TASK TO CARRY OUT: Extract each line of the material that follows exactly and omit its pictures.

DATA EXTRACT:
- - - -
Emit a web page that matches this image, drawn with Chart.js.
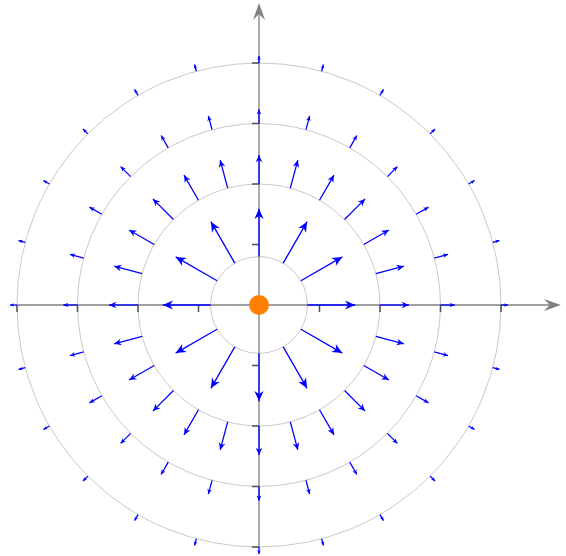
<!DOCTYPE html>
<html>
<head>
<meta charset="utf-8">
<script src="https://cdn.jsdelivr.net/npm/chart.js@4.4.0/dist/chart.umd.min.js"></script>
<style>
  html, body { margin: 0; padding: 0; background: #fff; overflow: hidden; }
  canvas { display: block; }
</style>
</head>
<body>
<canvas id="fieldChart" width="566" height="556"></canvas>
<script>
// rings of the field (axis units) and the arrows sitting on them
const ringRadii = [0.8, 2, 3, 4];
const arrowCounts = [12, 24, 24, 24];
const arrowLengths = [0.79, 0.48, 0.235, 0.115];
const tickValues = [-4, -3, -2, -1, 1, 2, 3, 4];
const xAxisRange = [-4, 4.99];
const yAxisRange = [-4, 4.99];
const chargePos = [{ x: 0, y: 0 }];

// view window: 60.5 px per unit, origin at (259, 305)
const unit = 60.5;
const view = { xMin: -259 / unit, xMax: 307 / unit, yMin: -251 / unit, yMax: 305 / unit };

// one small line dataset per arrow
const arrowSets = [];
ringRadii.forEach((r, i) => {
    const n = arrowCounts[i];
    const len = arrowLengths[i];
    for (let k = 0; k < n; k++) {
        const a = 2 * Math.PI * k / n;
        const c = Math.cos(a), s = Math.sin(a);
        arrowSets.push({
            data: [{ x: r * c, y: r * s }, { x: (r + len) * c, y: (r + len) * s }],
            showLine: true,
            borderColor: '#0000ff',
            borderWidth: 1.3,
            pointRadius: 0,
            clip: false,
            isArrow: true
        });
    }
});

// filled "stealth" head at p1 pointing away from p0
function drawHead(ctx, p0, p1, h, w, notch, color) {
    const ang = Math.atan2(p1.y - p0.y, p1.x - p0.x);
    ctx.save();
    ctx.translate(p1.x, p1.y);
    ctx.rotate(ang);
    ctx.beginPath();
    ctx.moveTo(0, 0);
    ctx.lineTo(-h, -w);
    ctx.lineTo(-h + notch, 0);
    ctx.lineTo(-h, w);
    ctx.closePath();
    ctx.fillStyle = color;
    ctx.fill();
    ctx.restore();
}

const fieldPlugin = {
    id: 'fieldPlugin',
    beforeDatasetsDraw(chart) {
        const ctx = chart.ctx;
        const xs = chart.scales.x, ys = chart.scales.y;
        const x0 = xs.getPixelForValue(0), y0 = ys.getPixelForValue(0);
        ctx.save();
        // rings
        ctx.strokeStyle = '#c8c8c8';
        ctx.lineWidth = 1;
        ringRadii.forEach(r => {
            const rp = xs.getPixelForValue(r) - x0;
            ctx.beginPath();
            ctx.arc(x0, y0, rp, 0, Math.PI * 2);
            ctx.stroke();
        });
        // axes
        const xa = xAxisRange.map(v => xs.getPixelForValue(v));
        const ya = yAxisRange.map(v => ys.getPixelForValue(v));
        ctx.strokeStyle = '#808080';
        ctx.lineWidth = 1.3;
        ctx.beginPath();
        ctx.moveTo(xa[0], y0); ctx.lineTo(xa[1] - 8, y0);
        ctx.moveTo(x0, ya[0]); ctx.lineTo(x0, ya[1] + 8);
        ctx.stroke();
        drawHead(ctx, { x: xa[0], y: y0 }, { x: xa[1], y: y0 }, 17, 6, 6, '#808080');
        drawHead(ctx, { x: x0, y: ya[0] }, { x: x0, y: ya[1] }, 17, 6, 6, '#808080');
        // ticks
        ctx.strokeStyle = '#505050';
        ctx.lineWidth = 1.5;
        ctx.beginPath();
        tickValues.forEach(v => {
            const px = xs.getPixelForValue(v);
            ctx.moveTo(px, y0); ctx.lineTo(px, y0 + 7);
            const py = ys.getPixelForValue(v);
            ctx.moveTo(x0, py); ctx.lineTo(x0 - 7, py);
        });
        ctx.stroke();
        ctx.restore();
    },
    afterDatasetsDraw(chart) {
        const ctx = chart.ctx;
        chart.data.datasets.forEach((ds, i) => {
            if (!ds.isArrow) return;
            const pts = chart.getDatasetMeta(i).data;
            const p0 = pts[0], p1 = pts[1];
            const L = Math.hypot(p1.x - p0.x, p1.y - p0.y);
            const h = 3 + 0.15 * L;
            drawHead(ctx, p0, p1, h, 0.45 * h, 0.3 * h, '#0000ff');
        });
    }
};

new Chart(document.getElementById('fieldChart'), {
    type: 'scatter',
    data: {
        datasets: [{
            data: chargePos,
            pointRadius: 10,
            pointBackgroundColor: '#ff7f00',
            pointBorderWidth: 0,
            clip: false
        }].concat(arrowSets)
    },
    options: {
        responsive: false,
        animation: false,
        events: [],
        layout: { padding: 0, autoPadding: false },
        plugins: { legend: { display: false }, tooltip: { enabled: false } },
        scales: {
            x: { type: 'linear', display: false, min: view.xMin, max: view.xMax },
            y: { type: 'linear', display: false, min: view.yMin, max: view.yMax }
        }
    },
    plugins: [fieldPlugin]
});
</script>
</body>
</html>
- - - -
ANSWER IN FULL:
Emit a web page that matches this image, drawn with Chart.js.
<!DOCTYPE html>
<html>
<head>
<meta charset="utf-8">
<script src="https://cdn.jsdelivr.net/npm/chart.js@4.4.0/dist/chart.umd.min.js"></script>
<style>
  html, body { margin: 0; padding: 0; background: #fff; overflow: hidden; }
  canvas { display: block; }
</style>
</head>
<body>
<canvas id="fieldChart" width="566" height="556"></canvas>
<script>
// rings of the field (axis units) and the arrows sitting on them
const ringRadii = [0.8, 2, 3, 4];
const arrowCounts = [12, 24, 24, 24];
const arrowLengths = [0.79, 0.48, 0.235, 0.115];
const tickValues = [-4, -3, -2, -1, 1, 2, 3, 4];
const xAxisRange = [-4, 4.99];
const yAxisRange = [-4, 4.99];
const chargePos = [{ x: 0, y: 0 }];

// view window: 60.5 px per unit, origin at (259, 305)
const unit = 60.5;
const view = { xMin: -259 / unit, xMax: 307 / unit, yMin: -251 / unit, yMax: 305 / unit };

// one small line dataset per arrow
const arrowSets = [];
ringRadii.forEach((r, i) => {
    const n = arrowCounts[i];
    const len = arrowLengths[i];
    for (let k = 0; k < n; k++) {
        const a = 2 * Math.PI * k / n;
        const c = Math.cos(a), s = Math.sin(a);
        arrowSets.push({
            data: [{ x: r * c, y: r * s }, { x: (r + len) * c, y: (r + len) * s }],
            showLine: true,
            borderColor: '#0000ff',
            borderWidth: 1.3,
            pointRadius: 0,
            clip: false,
            isArrow: true
        });
    }
});

// filled "stealth" head at p1 pointing away from p0
function drawHead(ctx, p0, p1, h, w, notch, color) {
    const ang = Math.atan2(p1.y - p0.y, p1.x - p0.x);
    ctx.save();
    ctx.translate(p1.x, p1.y);
    ctx.rotate(ang);
    ctx.beginPath();
    ctx.moveTo(0, 0);
    ctx.lineTo(-h, -w);
    ctx.lineTo(-h + notch, 0);
    ctx.lineTo(-h, w);
    ctx.closePath();
    ctx.fillStyle = color;
    ctx.fill();
    ctx.restore();
}

const fieldPlugin = {
    id: 'fieldPlugin',
    beforeDatasetsDraw(chart) {
        const ctx = chart.ctx;
        const xs = chart.scales.x, ys = chart.scales.y;
        const x0 = xs.getPixelForValue(0), y0 = ys.getPixelForValue(0);
        ctx.save();
        // rings
        ctx.strokeStyle = '#c8c8c8';
        ctx.lineWidth = 1;
        ringRadii.forEach(r => {
            const rp = xs.getPixelForValue(r) - x0;
            ctx.beginPath();
            ctx.arc(x0, y0, rp, 0, Math.PI * 2);
            ctx.stroke();
        });
        // axes
        const xa = xAxisRange.map(v => xs.getPixelForValue(v));
        const ya = yAxisRange.map(v => ys.getPixelForValue(v));
        ctx.strokeStyle = '#808080';
        ctx.lineWidth = 1.3;
        ctx.beginPath();
        ctx.moveTo(xa[0], y0); ctx.lineTo(xa[1] - 8, y0);
        ctx.moveTo(x0, ya[0]); ctx.lineTo(x0, ya[1] + 8);
        ctx.stroke();
        drawHead(ctx, { x: xa[0], y: y0 }, { x: xa[1], y: y0 }, 17, 6, 6, '#808080');
        drawHead(ctx, { x: x0, y: ya[0] }, { x: x0, y: ya[1] }, 17, 6, 6, '#808080');
        // ticks
        ctx.strokeStyle = '#505050';
        ctx.lineWidth = 1.5;
        ctx.beginPath();
        tickValues.forEach(v => {
            const px = xs.getPixelForValue(v);
            ctx.moveTo(px, y0); ctx.lineTo(px, y0 + 7);
            const py = ys.getPixelForValue(v);
            ctx.moveTo(x0, py); ctx.lineTo(x0 - 7, py);
        });
        ctx.stroke();
        ctx.restore();
    },
    afterDatasetsDraw(chart) {
        const ctx = chart.ctx;
        chart.data.datasets.forEach((ds, i) => {
            if (!ds.isArrow) return;
            const pts = chart.getDatasetMeta(i).data;
            const p0 = pts[0], p1 = pts[1];
            const L = Math.hypot(p1.x - p0.x, p1.y - p0.y);
            const h = 3 + 0.15 * L;
            drawHead(ctx, p0, p1, h, 0.45 * h, 0.3 * h, '#0000ff');
        });
    }
};

new Chart(document.getElementById('fieldChart'), {
    type: 'scatter',
    data: {
        datasets: [{
            data: chargePos,
            pointRadius: 10,
            pointBackgroundColor: '#ff7f00',
            pointBorderWidth: 0,
            clip: false
        }].concat(arrowSets)
    },
    options: {
        responsive: false,
        animation: false,
        events: [],
        layout: { padding: 0, autoPadding: false },
        plugins: { legend: { display: false }, tooltip: { enabled: false } },
        scales: {
            x: { type: 'linear', display: false, min: view.xMin, max: view.xMax },
            y: { type: 'linear', display: false, min: view.yMin, max: view.yMax }
        }
    },
    plugins: [fieldPlugin]
});
</script>
</body>
</html>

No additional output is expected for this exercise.